Estimating Discount Factors within a Random Utility Theoretic Framework

Abstract

Choices involving tradeoffs of benefits and costs over time are pervasive in our everyday lives. The observation of declining discount rates in experimental settings has led many to promote hyperbolic discounting over standard exponential discounting as the preferred descriptive model of intertemporal choice. In this paper, I develop a new framework that directly models the intertemporal utility function associated with an intertemporal outcome. This random utility model produces explicit maximum likelihood estimates of the discounting parameters. The main benefit of this approach is that I am able to perform formal statistical tests of quasi-hyperbolic and hyperbolic discounting, which has not been done previously in the economics literature. I apply this estimation method to two original data sets, a stated-preference survey of cleanup options for the Minnesota River Basin and revealed-preference choices of lottery payment options, in addition to one published data set.

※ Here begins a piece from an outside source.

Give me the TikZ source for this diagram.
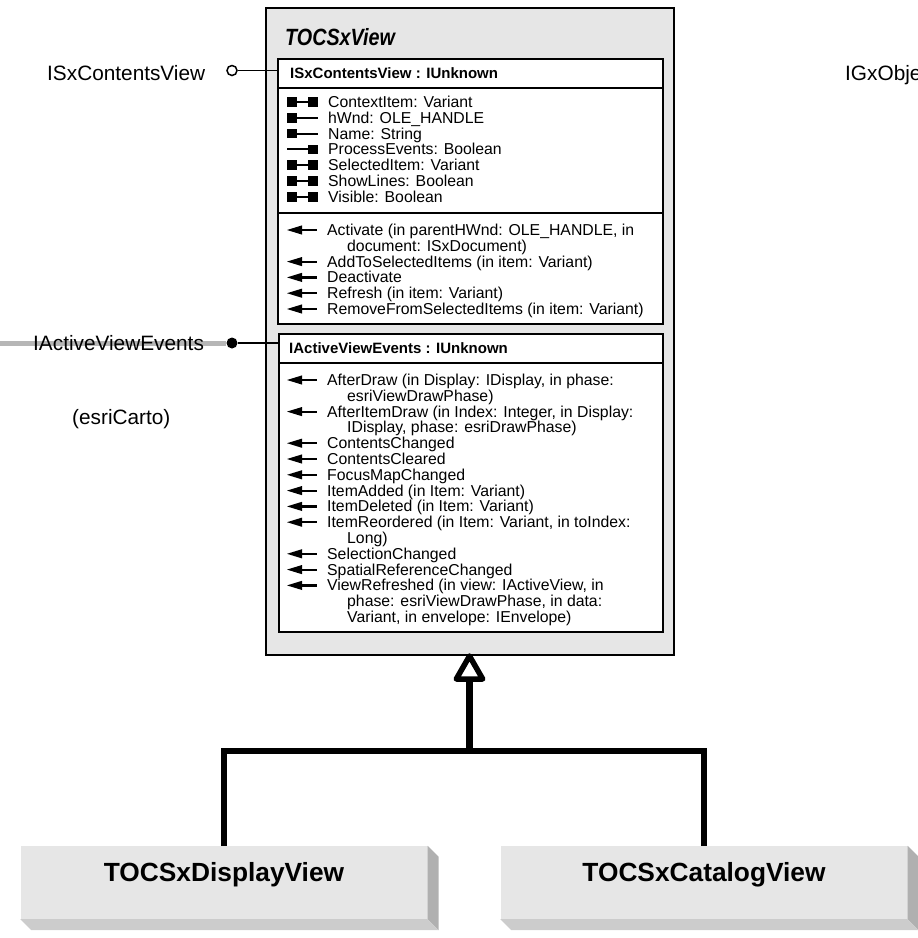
\documentclass[tikz,border=0pt]{standalone}
\usepackage{fontspec}
\setmainfont{Liberation Sans}
\newfontfamily\titlefont[FakeStretch=0.84]{Liberation Sans}
\usetikzlibrary{calc}
\definecolor{boxgray}{RGB}{230,230,230}
\definecolor{sidedark}{RGB}{176,176,176}
\definecolor{sidelight}{RGB}{204,204,204}
\definecolor{linkgray}{RGB}{182,182,182}
\begin{document}
\begin{tikzpicture}[x=1pt,y=-1pt,
  outerbox/.style={draw=black, line width=2pt, fill=boxgray, inner sep=0pt, anchor=north west},
  ifbox/.style={draw=black, line width=1.6pt, fill=white, inner sep=0pt, anchor=north west},
  sepline/.style={draw=black, line width=1.6pt},
  titletxt/.style={font=\titlefont\fontsize{23.5}{28}\selectfont\bfseries\itshape, anchor=base west, inner sep=0pt},
  headtxt/.style={font=\fontsize{15}{18}\selectfont\bfseries, anchor=base west, inner sep=0pt},
  mtxt/.style={font=\fontsize{15.8}{18}\selectfont, anchor=base west, inner sep=0pt},
  bigtxt/.style={font=\fontsize{20.8}{24}\selectfont, anchor=base west, inner sep=0pt},
  clsbox/.style={fill=boxgray, inner sep=0pt, minimum width=407pt, minimum height=73pt,
    font=\fontsize{26.3}{30}\selectfont\bfseries, text height=20pt, text depth=23pt},
  conn/.style={draw=black, line width=1.5pt},
  grayline/.style={draw=linkgray, line width=5pt},
  genline/.style={draw=black, line width=6.2pt},
  gentip/.style={draw=black, line width=5.5pt, line join=round, fill=white},
  rwicon/.pic={\fill (0,-4.8) rectangle (10,4.8); \fill (21,-4.8) rectangle (31,4.8); \draw[line width=2pt] (9,0) -- (22,0);},
  roicon/.pic={\fill (0,-4.8) rectangle (10,4.8); \draw[line width=2pt] (9,0) -- (31,0);},
  woicon/.pic={\fill (21,-4.8) rectangle (31,4.8); \draw[line width=2pt] (0,0) -- (22,0);},
  meicon/.pic={\fill (0,0) -- (15,-4.6) -- (15,4.6) -- cycle; \draw[line width=2.2pt] (13,0) -- (30,0);}
]
\useasboundingbox (0,0) rectangle (918,938);

% outer class box
\node[outerbox, minimum width=408pt, minimum height=647pt] (outer) at (265,7) {};
\node[titletxt] (title) at (285,45) {TOCSxView};

% interface box 1
\node[ifbox, minimum width=385pt, minimum height=265pt] (box1) at (277,58) {};
\draw[sepline] (277,88) -- (662,88);
\draw[sepline] (277,213) -- (662,213);
\node[headtxt] (h1) at (290,78.5) {ISxContentsView : IUnknown};

\pic at (287,102) {rwicon};
\pic at (287,117.8) {roicon};
\pic at (287,133.6) {roicon};
\pic at (287,149.4) {woicon};
\pic at (287,165.2) {rwicon};
\pic at (287,181) {rwicon};
\pic at (287,196.8) {rwicon};
\node[mtxt] (a1) at (328,107.5) {ContextItem: Variant};
\node[mtxt] (a2) at (328,123.3) {hWnd: OLE\_HANDLE};
\node[mtxt] (a3) at (328,139.1) {Name: String};
\node[mtxt] (a4) at (328,154.9) {ProcessEvents: Boolean};
\node[mtxt] (a5) at (328,170.7) {SelectedItem: Variant};
\node[mtxt] (a6) at (328,186.5) {ShowLines: Boolean};
\node[mtxt] (a7) at (328,202.3) {Visible: Boolean};

\pic at (287,230) {meicon};
\pic at (287,261.6) {meicon};
\pic at (287,277.4) {meicon};
\pic at (287,293.2) {meicon};
\pic at (287,309) {meicon};
\node[mtxt] (m1) at (327,235.5) {Activate (in parentHWnd: OLE\_HANDLE, in};
\node[mtxt] (m1b) at (347,251.3) {document: ISxDocument)};
\node[mtxt] (m2) at (327,267.1) {AddToSelectedItems (in item: Variant)};
\node[mtxt] (m3) at (327,282.9) {Deactivate};
\node[mtxt] (m4) at (327,298.7) {Refresh (in item: Variant)};
\node[mtxt] (m5) at (327,314.5) {RemoveFromSelectedItems (in item: Variant)};

% interface box 2
\node[ifbox, minimum width=384pt, minimum height=298pt] (box2) at (278,333) {};
\draw[sepline] (278,363) -- (662,363);
\node[headtxt] (h2) at (289,353.5) {IActiveViewEvents : IUnknown};

\foreach \yy in {380,411.6,443.2,459,474.8,490.6,506.4,522.2,553.8,569.6,585.4}
  {\pic at (287,\yy) {meicon};}
\node[mtxt] (e1) at (327,385.5) {AfterDraw (in Display: IDisplay, in phase:};
\node[mtxt] (e1b) at (347,401.3) {esriViewDrawPhase)};
\node[mtxt] (e2) at (327,417.1) {AfterItemDraw (in Index: Integer, in Display:};
\node[mtxt] (e2b) at (347,432.9) {IDisplay, phase: esriDrawPhase)};
\node[mtxt] (e3) at (327,448.7) {ContentsChanged};
\node[mtxt] (e4) at (327,464.5) {ContentsCleared};
\node[mtxt] (e5) at (327,480.3) {FocusMapChanged};
\node[mtxt] (e6) at (327,496.1) {ItemAdded (in Item: Variant)};
\node[mtxt] (e7) at (327,511.9) {ItemDeleted (in Item: Variant)};
\node[mtxt] (e8) at (327,527.7) {ItemReordered (in Item: Variant, in toIndex:};
\node[mtxt] (e8b) at (347,543.5) {Long)};
\node[mtxt] (e9) at (327,559.3) {SelectionChanged};
\node[mtxt] (e10) at (327,575.1) {SpatialReferenceChanged};
\node[mtxt] (e11) at (327,590.9) {ViewRefreshed (in view: IActiveView, in};
\node[mtxt] (e11b) at (347,606.7) {phase: esriViewDrawPhase, in data:};
\node[mtxt] (e11c) at (347,622.5) {Variant, in envelope: IEnvelope)};

% lollipops
\node[circle, draw=black, line width=1.5pt, fill=white, minimum size=10pt, inner sep=0pt] (lol1) at (232,70.5) {};
\draw[conn] (lol1) -- (lol1 -| box1.west);
\node[bigtxt] (l1) at (47,80) {ISxContentsView};

\coordinate (gstart) at (0,343);
\node[circle, fill=black, minimum size=11pt, inner sep=0pt] (dot1) at (232,343) {};
\draw[grayline] (gstart) -- (dot1.west);
\draw[conn] (dot1) -- (dot1 -| box2.west);
\node[bigtxt] (l2) at (33,350) {IActiveViewEvents};
\node[bigtxt] (l3) at (72,424) {(esriCarto)};
\node[bigtxt] (l4) at (845,80) {IGxObje};

% subclasses
\node[clsbox] (dv) at (224,882.5) {TOCSxDisplayView};
\node[clsbox] (cv) at (704,882.5) {TOCSxCatalogView};
\foreach \b in {dv,cv}{
  \fill[sidedark] (\b.north east) -- ++(11,11) -- ($(\b.south east)+(11,11)$) -- (\b.south east) -- cycle;
  \fill[sidelight] (\b.south west) -- (\b.south east) -- ++(11,11) -- ($(\b.south west)+(11,11)$) -- cycle;
}

% generalization
\coordinate (junc) at (469.5,751);
\coordinate (tipbase) at (469.5,679);
\coordinate (tipapex) at (469.5,656);
\draw[genline] (dv.north) |- (junc) -| (cv.north);
\draw[genline] (junc) -- (tipbase);
\draw[gentip] (tipapex) -- ($(tipbase)+(13.2,0)$) -- ($(tipbase)+(-13.2,0)$) -- cycle;
\end{tikzpicture}
\end{document}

Formal statistical tests fail to find evidence in support of hyperbolic or quasi-hyperbolic discounting. Constant (exponential) annual discount rates range from eight to eleven percent over the three data sets, which are lower than those usually found in experimental studies but consistent with interest rates found in capital markets. I propose that confounding experimental artifacts may be responsible for previous evidence in favor of hyperbolic discounting. Specifically, uncertainty in future rewards, perceived future transaction costs, and subadditive discounting may confound estimates of rates of time preference (discount rates) from previous experimental designs.